DATA BLOCK start

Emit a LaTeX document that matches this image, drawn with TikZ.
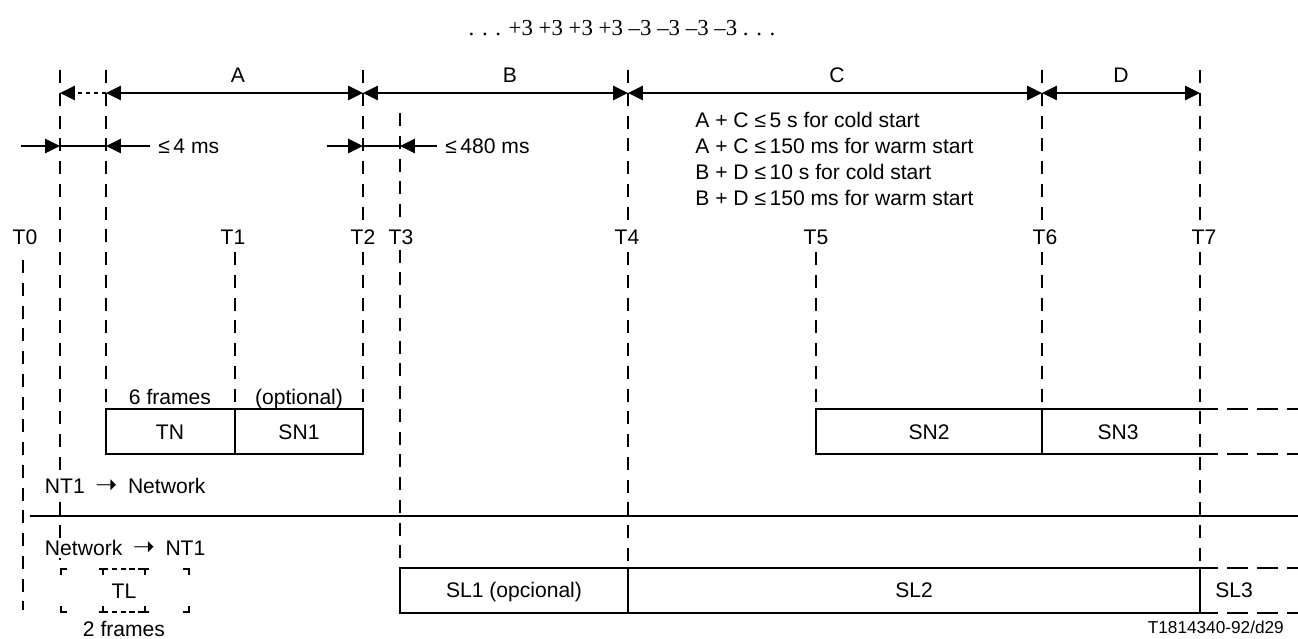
\documentclass[tikz,border=0pt]{standalone}
\usepackage{fontspec}
\setmainfont{Liberation Sans}
\newfontfamily\timesfont{Liberation Serif}
\newfontfamily\arrowfont{DejaVu Sans}
\usetikzlibrary{arrows.meta}
\newcommand{\dirarrow}{\enspace{\arrowfont\fontsize{15pt}{15pt}\selectfont ➝}\enspace}
\tikzset{
  tline/.style={line width=1.3pt,dash pattern=on 7.4pt off 5.55pt},
  dim/.style={line width=1.3pt},
  onehead/.style={dim,-{Triangle[length=8.5pt,width=8pt]}},
  twohead/.style={dim,{Triangle[length=8.5pt,width=8pt]}-{Triangle[length=8.5pt,width=8pt]}},
  boxline/.style={line width=0.7pt},
  openend/.style={line width=0.7pt,dash pattern=on 12pt off 5pt},
  tlabel/.style={fill=white,inner sep=1.5pt}
}
\begin{document}
\begin{tikzpicture}[x=0.2mm,y=-0.2mm,font=\fontsize{12pt}{14.7pt}\selectfont]
  \useasboundingbox (0,0) rectangle (1298,639);
  % line code
  \node (pat) at (622,28) {\timesfont\fontsize{13pt}{15pt}\selectfont . . . +3 +3 +3 +3 –3 –3 –3 –3 . . .};
  % time marks
  \foreach \x/\a/\b in {23/260/610,60/70/560,106/70/409,235/252/409,363/70/409,
      400/113/568,628/70/568,816/252/409,1042/70/409,1200/70/568}
    \draw[tline] (\x,\a) -- (\x,\b);
  \foreach \n/\x in {0/25,1/233,2/363,3/401,4/627,5/816,6/1045,7/1204}
    \node[tlabel] (t\n) at (\x,237) {T\n};
  % intervals A..D
  \foreach \n/\x in {0/60,1/106,2/363,3/628,4/1042,5/1200}
    \coordinate (p\n) at (\x,93);
  \draw[onehead,dash pattern=on 2.5pt off 2pt] (p1) -- (p0);
  \draw[twohead] (p1) -- (p2);
  \draw[twohead] (p2) -- (p3);
  \draw[twohead] (p3) -- (p4);
  \draw[twohead] (p4) -- (p5);
  \node (lA) at (238,75) {A};
  \node (lB) at (510,75) {B};
  \node (lC) at (837,75) {C};
  \node (lD) at (1121,75) {D};
  % short gaps
  \coordinate (q0) at (21,146); \coordinate (q1) at (60,146);
  \coordinate (q2) at (106,146); \coordinate (q3) at (150,146);
  \draw[onehead] (q0) -- (q1); \draw[dim] (q1) -- (q2); \draw[onehead] (q3) -- (q2);
  \node[right,inner sep=0pt] (d4) at (158,146) {≤\,4 ms};
  \coordinate (r0) at (327,146); \coordinate (r1) at (363,146);
  \coordinate (r2) at (400,146); \coordinate (r3) at (437,146);
  \draw[onehead] (r0) -- (r1); \draw[dim] (r1) -- (r2); \draw[onehead] (r3) -- (r2);
  \node[right,inner sep=0pt] (d480) at (445,146) {≤\,480 ms};
  \node[anchor=north west,align=left,inner sep=0pt] (cond) at (695,112)
    {A + C ≤\,5 s for cold start\\A + C ≤\,150 ms for warm start\\
     B + D ≤\,10 s for cold start\\B + D ≤\,150 ms for warm start};
  % NT1 -> network
  \draw[boxline] (106,409) rectangle (363,454) (235,409) -- (235,454);
  \node[anchor=base] (fr6) at (170,404) {6 frames};
  \node[anchor=base] (opt) at (299,404) {(optional)};
  \node[anchor=base] (tn) at (170,439) {TN};
  \node[anchor=base] (sn1) at (299,439) {SN1};
  \draw[boxline] (1218,409) -- (816,409) -- (816,454) -- (1218,454) (1042,409) -- (1042,454);
  \draw[openend] (1227,409) -- (1298,409) (1227,454) -- (1298,454);
  \node[anchor=base] (sn2) at (929,439) {SN2};
  \node[anchor=base] (sn3) at (1118,439) {SN3};
  \node[right,fill=white,inner sep=1.5pt] (up) at (42,486) {NT1\dirarrow Network};
  \draw[line width=1.2pt] (30,516) -- (1298,516);
  % network -> NT1
  \node[right,fill=white,inner sep=1.5pt] (down) at (42,548) {Network\dirarrow NT1};
  \foreach \x/\s in {61/6,189/-6}{
    \draw[boxline] (\x,575) -- (\x,569) -- ({\x+\s},569);
    \draw[boxline] (\x,606) -- (\x,612) -- ({\x+\s},612);}
  \foreach \x in {103,145}{
    \draw[boxline] ({\x-4},569) -- ({\x+4},569) (\x,569) -- (\x,575);
    \draw[boxline] ({\x-4},612) -- ({\x+4},612) (\x,612) -- (\x,606);}
  \draw[boxline,dash pattern=on 3pt off 2pt] (103,569) -- (145,569) (103,612) -- (145,612);
  \node[anchor=base] (tl) at (124,598) {TL};
  \node[anchor=base] (fr2) at (124,636) {2 frames};
  \draw[boxline] (1218,568) -- (400,568) -- (400,613) -- (1218,613)
    (628,568) -- (628,613) (1200,568) -- (1200,613);
  \draw[openend] (1227,568) -- (1298,568) (1227,613) -- (1298,613);
  \node[anchor=base] (sl1) at (514,597) {SL1 (opcional)};
  \node[anchor=base] (sl2) at (914,597) {SL2};
  \node[anchor=base] (sl3) at (1234,597) {SL3};
  \node[anchor=east,font=\fontsize{9.8pt}{12pt}\selectfont] (id) at (1290,627) {T1814340-92/d29};
\end{tikzpicture}
\end{document}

DATA BLOCK end

INSTRUCTION: Copy the listing exactly. Any image in it stays out of the copy.

SOLUTION TO THE EXERCISE:
Emit a LaTeX document that matches this image, drawn with TikZ.
\documentclass[tikz,border=0pt]{standalone}
\usepackage{fontspec}
\setmainfont{Liberation Sans}
\newfontfamily\timesfont{Liberation Serif}
\newfontfamily\arrowfont{DejaVu Sans}
\usetikzlibrary{arrows.meta}
\newcommand{\dirarrow}{\enspace{\arrowfont\fontsize{15pt}{15pt}\selectfont ➝}\enspace}
\tikzset{
  tline/.style={line width=1.3pt,dash pattern=on 7.4pt off 5.55pt},
  dim/.style={line width=1.3pt},
  onehead/.style={dim,-{Triangle[length=8.5pt,width=8pt]}},
  twohead/.style={dim,{Triangle[length=8.5pt,width=8pt]}-{Triangle[length=8.5pt,width=8pt]}},
  boxline/.style={line width=0.7pt},
  openend/.style={line width=0.7pt,dash pattern=on 12pt off 5pt},
  tlabel/.style={fill=white,inner sep=1.5pt}
}
\begin{document}
\begin{tikzpicture}[x=0.2mm,y=-0.2mm,font=\fontsize{12pt}{14.7pt}\selectfont]
  \useasboundingbox (0,0) rectangle (1298,639);
  % line code
  \node (pat) at (622,28) {\timesfont\fontsize{13pt}{15pt}\selectfont . . . +3 +3 +3 +3 –3 –3 –3 –3 . . .};
  % time marks
  \foreach \x/\a/\b in {23/260/610,60/70/560,106/70/409,235/252/409,363/70/409,
      400/113/568,628/70/568,816/252/409,1042/70/409,1200/70/568}
    \draw[tline] (\x,\a) -- (\x,\b);
  \foreach \n/\x in {0/25,1/233,2/363,3/401,4/627,5/816,6/1045,7/1204}
    \node[tlabel] (t\n) at (\x,237) {T\n};
  % intervals A..D
  \foreach \n/\x in {0/60,1/106,2/363,3/628,4/1042,5/1200}
    \coordinate (p\n) at (\x,93);
  \draw[onehead,dash pattern=on 2.5pt off 2pt] (p1) -- (p0);
  \draw[twohead] (p1) -- (p2);
  \draw[twohead] (p2) -- (p3);
  \draw[twohead] (p3) -- (p4);
  \draw[twohead] (p4) -- (p5);
  \node (lA) at (238,75) {A};
  \node (lB) at (510,75) {B};
  \node (lC) at (837,75) {C};
  \node (lD) at (1121,75) {D};
  % short gaps
  \coordinate (q0) at (21,146); \coordinate (q1) at (60,146);
  \coordinate (q2) at (106,146); \coordinate (q3) at (150,146);
  \draw[onehead] (q0) -- (q1); \draw[dim] (q1) -- (q2); \draw[onehead] (q3) -- (q2);
  \node[right,inner sep=0pt] (d4) at (158,146) {≤\,4 ms};
  \coordinate (r0) at (327,146); \coordinate (r1) at (363,146);
  \coordinate (r2) at (400,146); \coordinate (r3) at (437,146);
  \draw[onehead] (r0) -- (r1); \draw[dim] (r1) -- (r2); \draw[onehead] (r3) -- (r2);
  \node[right,inner sep=0pt] (d480) at (445,146) {≤\,480 ms};
  \node[anchor=north west,align=left,inner sep=0pt] (cond) at (695,112)
    {A + C ≤\,5 s for cold start\\A + C ≤\,150 ms for warm start\\
     B + D ≤\,10 s for cold start\\B + D ≤\,150 ms for warm start};
  % NT1 -> network
  \draw[boxline] (106,409) rectangle (363,454) (235,409) -- (235,454);
  \node[anchor=base] (fr6) at (170,404) {6 frames};
  \node[anchor=base] (opt) at (299,404) {(optional)};
  \node[anchor=base] (tn) at (170,439) {TN};
  \node[anchor=base] (sn1) at (299,439) {SN1};
  \draw[boxline] (1218,409) -- (816,409) -- (816,454) -- (1218,454) (1042,409) -- (1042,454);
  \draw[openend] (1227,409) -- (1298,409) (1227,454) -- (1298,454);
  \node[anchor=base] (sn2) at (929,439) {SN2};
  \node[anchor=base] (sn3) at (1118,439) {SN3};
  \node[right,fill=white,inner sep=1.5pt] (up) at (42,486) {NT1\dirarrow Network};
  \draw[line width=1.2pt] (30,516) -- (1298,516);
  % network -> NT1
  \node[right,fill=white,inner sep=1.5pt] (down) at (42,548) {Network\dirarrow NT1};
  \foreach \x/\s in {61/6,189/-6}{
    \draw[boxline] (\x,575) -- (\x,569) -- ({\x+\s},569);
    \draw[boxline] (\x,606) -- (\x,612) -- ({\x+\s},612);}
  \foreach \x in {103,145}{
    \draw[boxline] ({\x-4},569) -- ({\x+4},569) (\x,569) -- (\x,575);
    \draw[boxline] ({\x-4},612) -- ({\x+4},612) (\x,612) -- (\x,606);}
  \draw[boxline,dash pattern=on 3pt off 2pt] (103,569) -- (145,569) (103,612) -- (145,612);
  \node[anchor=base] (tl) at (124,598) {TL};
  \node[anchor=base] (fr2) at (124,636) {2 frames};
  \draw[boxline] (1218,568) -- (400,568) -- (400,613) -- (1218,613)
    (628,568) -- (628,613) (1200,568) -- (1200,613);
  \draw[openend] (1227,568) -- (1298,568) (1227,613) -- (1298,613);
  \node[anchor=base] (sl1) at (514,597) {SL1 (opcional)};
  \node[anchor=base] (sl2) at (914,597) {SL2};
  \node[anchor=base] (sl3) at (1234,597) {SL3};
  \node[anchor=east,font=\fontsize{9.8pt}{12pt}\selectfont] (id) at (1290,627) {T1814340-92/d29};
\end{tikzpicture}
\end{document}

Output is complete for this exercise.